If you were thinking about rating the most picturesque arenas in world cricket, Gloucestershire's County Ground, in the mundane suburbs of northern Bristol, would come well down anyone's list. No Cathedral spire to enhance the view, few trees to provide shade from the sun, and, on a warm Tuesday in late June, with the schools still in and the new age of austerity well under way, a scattering of spectators for the second day of a County Championship Division Two game between the home county and Middlesex. An atmosphere heavy with the pervasive air of long faded grandeur, aptly exemplified by the names - undeniably glorious but oh so old - used to distinguish different parts of the ground: Grace, Jessop, Hammond.

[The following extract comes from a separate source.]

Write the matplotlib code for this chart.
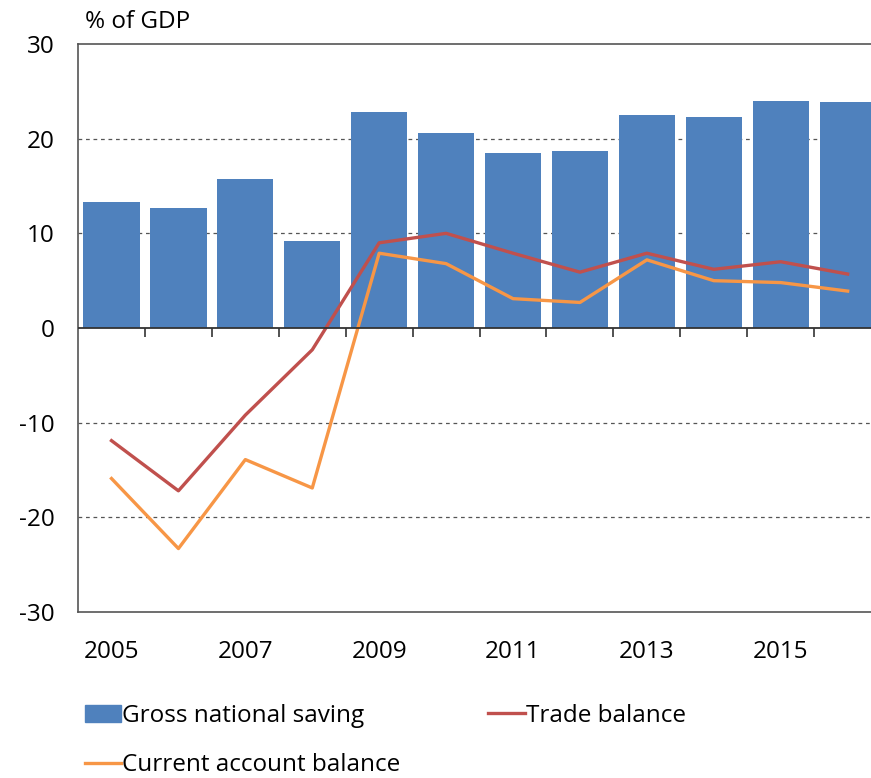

Twenty years ago, when a team containing Gatting, Haynes, Ramprakash, Emburey and Tufnell used to dominate the county game, I'd follow Middlesex around the country. The hot summer of 1990 saw me watch them at Derby, at The Oval, at Uxbridge on a killing day when the temperature was nudging thirty degrees by ten in the morning and Jimmy Cook batted long, and, finally, as autumn drew in, winning the title at Hove. A few months later I moved to Devon, and, after some transitional years when I held a torch for the Seaxes, settled for life in the outer at Taunton.
There are still times, though, when you feel like going back.
But the county game has changed for ever and the gap between the two divisions has long since started to bite. At Bristol the county's current side, an uneasy mixture of bitter experience and callow youth, struggled through the day with an insipid combination of bland bowling and often shoddy fielding as two exiled Kiwis, Hamish Marshall and James Franklin, and an under-rated Englishman, Alex Gidman, put them to the sword. In the mid-afternoon heat, with the game rapidly going away from his side, I found myself wondering about the thoughts of Owais Shah; less than a year ago a member of the England side, and now reduced to this.
When we left the game wasn't over, but the next afternoon saw it to a close, Gloucestershire - a moderate side themselves, in truth - winning by ten wickets and condemning Middlesex to the bottom of the table.
Despite some signs of promise in the limited over game, one of the heroes of 1990, Angus Fraser, now the county's Director of Cricket, has a job of work harder than many of his thankless Test spells on his hands if he is to restore the club to its former eminence.
It was that type of day. Throughout the escapist netherworld that is the English county game the resounding echoes of former glories are a commonplace.
Sometimes, though, they resonate just as loudly on the pitch as in the stands.